The minigame collection has already drawn criticism for not being a pack-in game, considering it is designed to show off the capabilities of the Switch 2. Instead, it’ll set you back eight quid. Even former Nintendo of America boss Reggie Fils-Aime waded in on the debate.

Yet as Nintendo has stated on its website (thanks Nintendo Soup), some of the 34 minigames and tech demos require peripherals which are sold separately.

One minigame requires a USB camera; another requires the GL/GR buttons on the Switch 2 Pro Controller or Joy-Con 2 Charging Grip; and a 4K TV is required for both a minigame and a tech demo to experience the proper resolution.

Nintendo states that all 12 areas of the game can still be accessed without these accessories, but to 100 percent the game you’ll need three medals in every minigame.
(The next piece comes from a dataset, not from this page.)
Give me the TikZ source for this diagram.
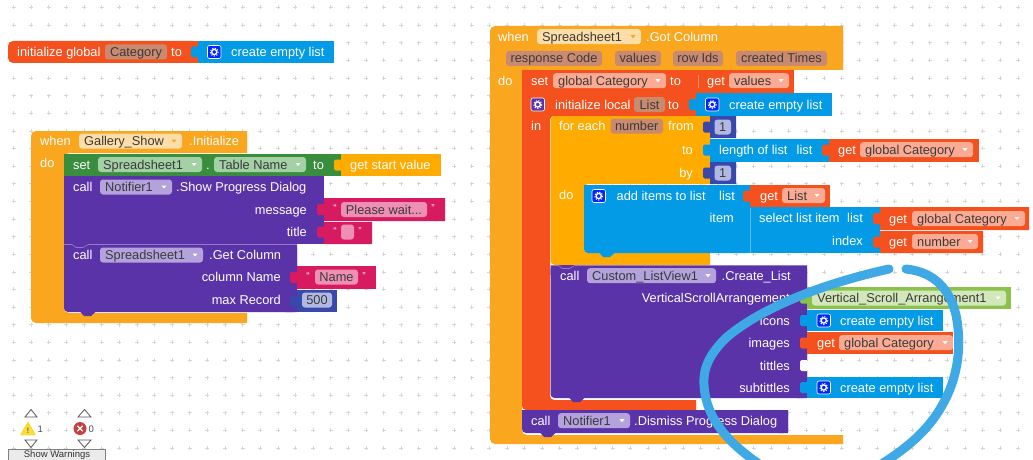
\documentclass[tikz,border=0pt]{standalone}
\usepackage{fontspec}
\setmainfont{Liberation Sans}
\definecolor{cWhen}{HTML}{FBA61F}
\definecolor{cLoop}{HTML}{FFAB00}
\definecolor{cRed}{HTML}{F4511E}
\definecolor{cBlue}{HTML}{039BE5}
\definecolor{cPur}{HTML}{5A33A8}
\definecolor{cGreen}{HTML}{388E3C}
\definecolor{cLime}{HTML}{8BC34A}
\definecolor{cPink}{HTML}{D81B60}
\definecolor{cNavy}{HTML}{3949AB}
\definecolor{fWhen}{HTML}{FDDDA8}
\definecolor{fRed}{HTML}{FBAB93}
\definecolor{fVar}{HTML}{C98A70}
\definecolor{fPur}{HTML}{B3A2DC}
\definecolor{fGreen}{HTML}{A3D0A5}
\definecolor{fLime}{HTML}{D3E8BA}
\definecolor{fPink}{HTML}{F08FB4}
\definecolor{fNavy}{HTML}{B1B8E2}
\definecolor{cTxt}{HTML}{3A3A3A}
\definecolor{cRing}{HTML}{3FA9E6}
\tikzset{
  lab/.style={inner sep=0pt,text=white,font=\fontsize{12.8}{14}\selectfont},
  dark/.style={inner sep=0pt,text=cTxt,font=\fontsize{12.8}{14}\selectfont},
}
\newcommand{\tl}[3]{\node[lab,anchor=base west] at (#1,#2+4.5) {#3};}
\newcommand{\tr}[3]{\node[lab,anchor=base east] at (#1,#2+4.5) {#3};}
\newcommand{\fv}[5]{\fill[#4,rounded corners=3pt] (#1,#3-7.5) rectangle (#2,#3+7.5);
  \node[dark,anchor=base] at ({(#1+#2)/2},#3+4.5) {#5};}
\newcommand{\fd}[6]{\fill[#4,rounded corners=3pt] (#1,#3-7.5) rectangle (#2,#3+7.5);
  \node[dark,anchor=base west] at (#1+5,#3+4.5) {#6};
  \fill[#5] (#2-10.5,#3-1.5) -- (#2-5.5,#3-1.5) -- (#2-8,#3+1.5) -- cycle;}
\newcommand{\sockettab}[3]{\fill[#3,rounded corners=1.5pt] (#1-7,#2-5.5) rectangle (#1+1,#2+5.5);}
\newcommand{\qq}[2]{\node[lab,anchor=base,font=\fontsize{10}{12}\selectfont] at (#1,#2+2) {“};}
\newcommand{\qe}[2]{\node[lab,anchor=base,font=\fontsize{10}{12}\selectfont] at (#1,#2+2) {”};}
\newcommand{\gear}[3]{\fill[#3,draw=white,line width=.6pt,rounded corners=2pt] (#1,#2-6.5) rectangle (#1+13.5,#2+6.5);
  \draw[white,line width=1.3pt] (#1+6.75,#2) circle (2.6);
  \draw[white,line width=1pt,dash pattern=on 1.2pt off 1.5pt] (#1+6.75,#2) circle (4);}
\newcommand{\bump}[3]{\fill[#3] (#1+8,#2-.5) -- (#1+12,#2+4) -- (#1+19,#2+4) -- (#1+24,#2-.5) -- cycle;}
\newcommand{\seam}[3]{\draw[white,opacity=.35,line width=.6pt] (#1,#3) -- (#1+8,#3) -- (#1+12,#3+3) -- (#1+19,#3+3) -- (#1+24,#3) -- (#2,#3);}
\begin{document}
\begin{tikzpicture}[x=1pt,y=-1pt]
\useasboundingbox (0,0) rectangle (1033,460);
\clip (0,0) rectangle (1033,460);
\fill[white] (0,0) rectangle (1033,460);
% workspace grid
\foreach \i in {0,...,58}{\foreach \j in {0,...,25}{
  \pgfmathsetmacro{\px}{13.5+17.62*\i}\pgfmathsetmacro{\py}{7.5+17.62*\j}
  \draw[black!16,line width=.6pt] (\px-2,\py) -- (\px+2,\py) (\px,\py-2) -- (\px,\py+2);
}}
% ---- initialize global
\fill[cRed,rounded corners=5pt] (8,41) -- (8,63) -- (198,63) -- (198,41) -- cycle;
\fill[cRed] (190,41) rectangle (198,63);
\fill[cBlue] (198,41) rectangle (334,63);
\sockettab{198}{52}{cBlue}
\tl{17}{52}{initialize global}
\fv{105}{167}{52}{fVar}{Category}
\tl{171}{52}{to}
\gear{207.5}{52}{blue!75!cBlue}
\tl{231}{52}{create empty list}
% ---- Gallery_Show.Initialize
\fill[cWhen,rounded corners=5pt] (31,131) -- (247,131) -- (247,153) -- (64,153) -- (64,313) -- (247,313) -- (247,323) -- (31,323) -- cycle;
\fill[cWhen] (240,131) rectangle (247,153) (240,313) rectangle (247,323);
\tl{40}{141}{when}
\fd{79}{182}{141}{fWhen}{cWhen}{Gallery\_Show}
\tl{189}{141}{.Initialize}
\tl{40}{163}{do}
\fill[cGreen] (64,154) rectangle (341,176);
\fill[cLoop] (341,154) rectangle (441,176);
\sockettab{341}{165}{cLoop}
\tl{73}{164.5}{set}
\fd{98}{202}{164.5}{fGreen}{white}{Spreadsheet1}
\tl{206}{164.5}{.}
\fd{214}{306}{164.5}{fGreen}{white}{Table Name}
\tl{313}{164.5}{to}
\tl{350}{164.5}{get start value}
\fill[cPur] (64,176) rectangle (324,244);
\fill[cPink] (324,198) rectangle (445,221) (324,222) rectangle (372,244);
\sockettab{324}{209.5}{cPink}
\sockettab{324}{232}{cPink}
\tl{73}{187}{call}
\fd{100}{172}{187}{fPur}{white}{Notifier1}
\tl{176}{187}{.Show Progress Dialog}
\tr{307}{209.5}{message}
\qq{335}{209.5}
\fv{341}{427}{209.5}{fPink}{Please wait...}
\qe{433}{209.5}
\tr{307}{232}{title}
\qq{335}{232}
\fv{341}{354}{232}{fPink}{}
\qe{360}{232}
\fill[cPur,rounded corners=4pt] (64,244) -- (297,244) -- (297,312) -- (64,312) -- cycle;
\fill[cPur] (64,244) rectangle (80,260) (285,244) rectangle (297,312);
\bump{72}{312}{cPur}
\seam{64}{297}{244.5}
\fill[cPink] (297,266) rectangle (376,289);
\fill[cNavy] (297,290) rectangle (337,312);
\sockettab{297}{277.5}{cPink}
\sockettab{297}{301}{cNavy}
\tl{73}{255}{call}
\fd{100}{203}{255}{fPur}{white}{Spreadsheet1}
\tl{209}{255}{.Get Column}
\tr{281}{277}{column Name}
\qq{308}{277}
\fv{315}{358}{277}{fPink}{Name}
\qe{364}{277}
\tr{281}{300}{max Record}
\fv{302}{332}{300}{fNavy}{500}
% ---- Spreadsheet1.Got Column
\fill[cWhen,rounded corners=5pt] (490,26) -- (843,26) -- (843,70) -- (522,70) -- (522,435) -- (843,435) -- (843,444) -- (490,444) -- cycle;
\fill[cWhen] (835,26) rectangle (843,70) (835,435) rectangle (843,444);
\tl{498}{36.7}{when}
\fd{537}{641}{36.7}{fWhen}{cWhen}{Spreadsheet1}
\tl{646}{36.7}{.Got Column}
\fv{506}{602}{58.5}{fVar}{response Code}
\fv{615}{661}{58.5}{fVar}{values}
\fv{673}{723}{58.5}{fVar}{row Ids}
\fv{736}{827}{58.5}{fVar}{created Times}
\tl{498}{80.7}{do}
% set global
\fill[cRed] (522,70) rectangle (794,93);
\draw[white,opacity=.4,line width=.5pt] (698,75) -- (698,88);
\tl{531}{80.7}{set}
\fd{553}{666}{80.7}{fRed}{white}{global Category}
\tl{670}{80.7}{to}
\tl{707}{80.7}{get}
\fd{729}{789}{80.7}{fRed}{white}{values}
% initialize local
\fill[cRed,rounded corners=4pt] (522,93) -- (696,93) -- (696,116) -- (550,116) -- (550,400) -- (696,400) -- (696,410) -- (522,410) -- cycle;
\fill[cRed] (522,90) rectangle (696,100) (690,93) rectangle (696,116) (690,400) rectangle (696,410);
\fill[cBlue] (696,93) rectangle (832,116);
\sockettab{696}{104.5}{cBlue}
\gear{531}{104.5}{cPur}
\tl{555}{104.5}{initialize local}
\fv{634}{665}{104.5}{fVar}{List}
\tl{668}{104.5}{to}
\gear{705.5}{104.5}{blue!75!cBlue}
\tl{729}{104.5}{create empty list}
\tl{531}{125.7}{in}
% for each
\fill[cLoop,rounded corners=4pt] (550.5,116) -- (710,116) -- (710,184) -- (584,184) -- (584,253) -- (710,253) -- (710,265) -- (550.5,265) -- cycle;
\fill[cLoop] (700,116) rectangle (710,184) (700,253) rectangle (710,265);
\tl{559}{126}{for each}
\fv{610.5}{663}{126}{fVar}{number}
\tl{668}{126}{from}
\fill[cNavy] (710,116) rectangle (736,138) (710,162) rectangle (736,184);
\sockettab{710}{127}{cNavy}
\sockettab{710}{173}{cNavy}
\fv{714.5}{731}{127}{fNavy}{1}
\tr{693}{149.7}{to}
\fill[cBlue] (710,139) rectangle (829,162);
\sockettab{710}{150}{cBlue}
\tl{719}{149.7}{length of list}
\tl{796.5}{149.7}{list}
\fill[cRed] (829,139) rectangle (979,162);
\sockettab{829}{150}{cRed}
\tl{838}{149.7}{get}
\fd{860}{973}{149.7}{fRed}{white}{global Category}
\tr{693}{172.7}{by}
\fv{714.5}{731}{173}{fNavy}{1}
\tl{559}{194.7}{do}
% add items
\fill[cBlue,rounded corners=4pt] (584,185) -- (750,185) -- (750,253) -- (584,253) -- cycle;
\fill[cBlue] (740,185) rectangle (750,253);
\fill[cBlue] (584,185) rectangle (595,195);
\fill[cBlue] (740,207) rectangle (880,253);
\bump{591}{253}{cBlue}
\draw[white,opacity=.35,line width=.5pt] (750.5,208) -- (750.5,253);
\gear{592}{196}{blue!75!cBlue}
\tl{616.5}{195.5}{add items to list}
\tl{719}{195.5}{list}
\fill[cRed] (750,185) rectangle (830,207);
\sockettab{750}{196}{cRed}
\tl{760}{195.5}{get}
\fd{782}{825}{195.5}{fRed}{white}{List}
\tr{734}{218}{item}
\tl{759}{218}{select list item}
\tl{847}{218}{list}
\fill[cRed] (880,207) rectangle (1029,230) (880,231) rectangle (983,253);
\sockettab{880}{218.5}{cRed}
\sockettab{880}{242}{cRed}
\tl{889}{218.5}{get}
\fd{912}{1025}{218.5}{fRed}{white}{global Category}
\tr{863}{241}{index}
\tl{889}{241.5}{get}
\fd{912}{978}{241.5}{fRed}{white}{number}
% Create_List
\fill[cPur,rounded corners=4pt] (550.5,265) -- (807,265) -- (807,398) -- (550.5,398) -- cycle;
\fill[cPur] (550.5,265) rectangle (560,275) (797,265) rectangle (807,398);
\bump{561}{398}{cPur}
\seam{550.5}{807}{265.5}
\tl{560}{275.7}{call}
\fd{587}{716}{275.7}{fPur}{white}{Custom\_ListView1}
\tl{721.5}{275.7}{.Create\_List}
\tr{790}{297.5}{VerticalScrollArrangement}
\fill[cLime] (807,287) rectangle (1011,309);
\sockettab{807}{298}{cLime}
\fd{812}{1006}{298}{fLime}{white}{Vertical\_Scroll\_Arrangement1}
\tr{790}{320.7}{icons}
\fill[cBlue] (807,310) rectangle (943,331);
\sockettab{807}{320.5}{cBlue}
\gear{817}{320.5}{blue!75!cBlue}
\tl{840}{320.5}{create empty list}
\tr{790}{342.7}{images}
\fill[cRed] (807,332) rectangle (953,354);
\sockettab{807}{343}{cRed}
\tl{817}{342.7}{get}
\fd{839}{953}{342.7}{fRed}{white}{global Category}
\tr{790}{365.7}{tittles}
\sockettab{807}{365.5}{white}
\tr{790}{387.7}{subtittles}
\fill[cBlue] (807,377) rectangle (943,398);
\sockettab{807}{387.5}{cBlue}
\gear{817}{387.5}{blue!75!cBlue}
\tl{840}{387.5}{create empty list}
% Dismiss
\fill[cPur,rounded corners=4pt] (522,410) -- (788,410) -- (788,433) -- (522,433) -- cycle;
\fill[cPur] (522,410) rectangle (535,420) (778,410) rectangle (788,433);
\bump{532}{433}{cPur}
\tl{531}{420.7}{call}
\fd{558}{630}{420.7}{fPur}{white}{Notifier1}
\tl{634}{420.7}{.Dismiss Progress Dialog}
% hand-drawn ring
\draw[cRing,line width=9pt,line cap=round] (889,269) .. controls (830,282) and (765,305) .. (727,337) .. controls (708,355) and (703,370) .. (704,385) .. controls (706,420) and (730,445) .. (765,468);
\draw[cRing,line width=9pt,line cap=round] (906,269) .. controls (935,272) and (950,290) .. (956,315) .. controls (962,345) and (958,375) .. (945,400) .. controls (930,430) and (905,450) .. (875,468);
% warnings
\draw[black!65,line width=.8pt,fill=white] (25,417) -- (31,409.5) -- (37,417) -- cycle;
\draw[black!65,line width=.8pt,fill=white] (78,417) -- (84.5,409.5) -- (91,417) -- cycle;
\draw[black!65,line width=.8pt,fill=white] (25,440) -- (31,447.5) -- (37,440) -- cycle;
\draw[black!65,line width=.8pt,fill=white] (78,440) -- (84.5,447.5) -- (91,440) -- cycle;
\fill[yellow!75!orange!80!white,draw=yellow!60!orange,line width=.4pt,rounded corners=.6pt] (20.5,435) -- (28,422) -- (35.5,435) -- cycle;
\node[inner sep=0pt,text=black!60,font=\fontsize{8}{9}\selectfont\bfseries] (warnmark) at (28,430.5) {!};
\node[inner sep=0pt,anchor=west,text=black!70,font=\fontsize{9.5}{11}\selectfont] (warncount) at (37.5,429) {1};
\fill[red!70!black!75!white] (80,428.5) circle (6.5);
\draw[white,line width=1.4pt] (77.3,425.8) -- (82.7,431.2) (77.3,431.2) -- (82.7,425.8);
\node[inner sep=0pt,anchor=west,text=black!70,font=\fontsize{9.5}{11}\selectfont] (errcount) at (88.5,429) {0};
\draw[black!50,line width=.8pt,fill=black!8] (8.5,449.5) rectangle (105,470);
\node[inner sep=0pt,anchor=base,text=black!80,font=\fontsize{9.5}{11}\selectfont] (warnbtn) at (57,457) {Show Warnings};
\end{tikzpicture}
\end{document}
The Switch 2 Pro Controller will set you back £74.99 and the Charging Grip costs £29.99, while the Switch 2 Camera costs £58.99 – although a cute Piranha Plant alternative is £34.99 if you don’t mind a poor resolution.

As for a 4K TV, that could cost you hundreds, if not thousands of pounds.

Over in the US, meanwhile, Nintendo even raised the price of its accessories to combat US tariffs on the console itself.

“From my slightly extended but still brief time with it, it feels like Nintendo has created, if not the most wildly entertaining, at least the most spiritually accurate take on visiting an actual museum dedicated to a games console,” wrote Eurogamer’s Chris Tapsell on Nintendo Switch 2 Welcome Tour.